Most of us have heard that a picture is worth a thousand words. Well, sometimes an example is worth a thousand words. Examples are like pictures in that they give a clear and visible snapshot of something that you are talking about. I am a software engineer and so I blog about programming on occasion. These are just a few tips I’ve learned about including code samples in your blog.
Keep It Small
When you would like to show a code sample keep it small and pertaining to the topic at hand. It can be quite daunting to try and digest and entire class file or program. Don’t worry about including your code in it’s entirety. Instead trim out several lines of code that clearly demonstrate the concept that you are discussing. It should be just enough to give the reader the basic idea. I also like to place elipses in front and in back of the sample to let readers know that it is an extract.
Label Your Samples
Label the code in your article or blog as Listing 1, Listing 2, etc. This will help the reader to quickly jump to the sample code when you refer to it in your writing. Some writers like to place all of their listings at the end of the article so that it doesn’t break up the flow of their narrative. I personally like to have the sample right there next to the topic it is being used for.

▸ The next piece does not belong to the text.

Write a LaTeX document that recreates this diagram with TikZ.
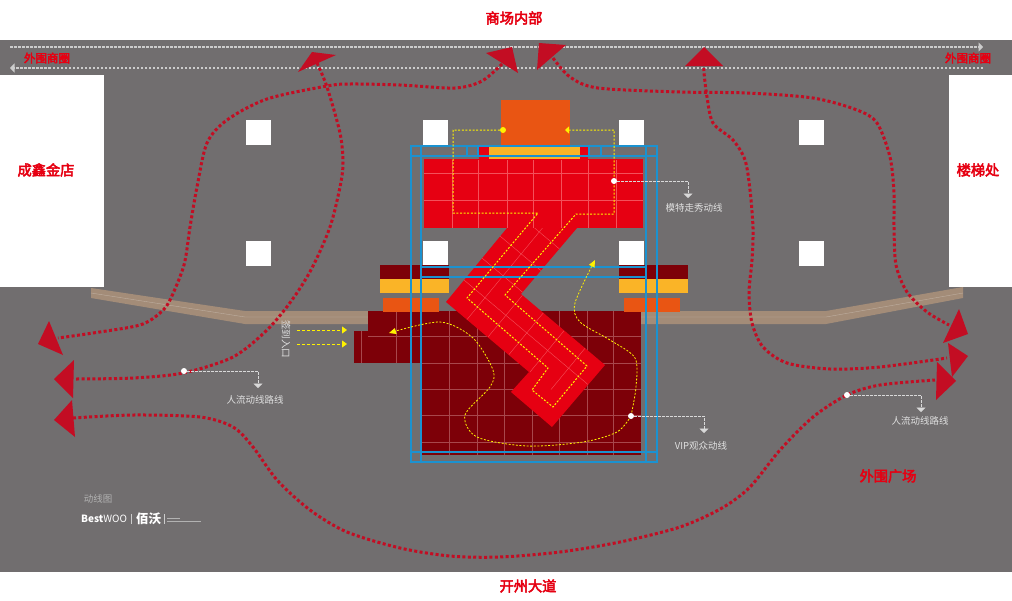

Since we are trying to clearly convey our concepts to the reader, why not make the code easier to digest as well. Most developers/programmers/code-heads/what-have-you use some sort of IDE (Integrated Development Environment) which provides them with syntax highlighting. These editors can make different parts of your code different fonts, colors, sizes, etc. For instance all of your comments can appear green and italicized while all keywords are blue and bold. This is invaluable for helping programmers quickly identify errors and also to easily navigate the code. There is a web service called GeSHI – Generic Syntax Highlighter that provides syntax highlighting to 3rd party applications. I use a WordPress plugin called WP-Syntax on this site which utilizes that service to highlight my code for me.
Keep It On The Page
I usually enclose my code inside a <PRE> tag or a <CODE> tag to maintain it’s formatting when viewed in the blog. Furthermore the plugin I use utilizes the <PRE> tag to do it’s syntax highlighting magic. This means that if you have really long lines in your code they will NOT wrap in your blog. So if your code stretches beyond the limits of the current page or section when in a <PRE> tag, then use a surrounding <DIV> to confine it to the size of the current container (page, column, etc). You can specify to use scrollbars on overflow so that readers can view all of the code. Alternatively you can manually add line breaks when needed and just format the code as you see fit.
Offer A Download
Finally, a nice touch to add to the end of your blog about coding is a download. This should be a full and complete example that includes all of the previous samples listed. It is also nice if it is a working example that your readers can simply compile and run without any problems.
I hope you’ve found some useful tips here for your blog. Do you have any tips to add to this list? Have you utilized code samples in your blog? If you’d like to leave your URLs in the comments I would love to come see the way you do it. Thank you so much for stopping by my blog!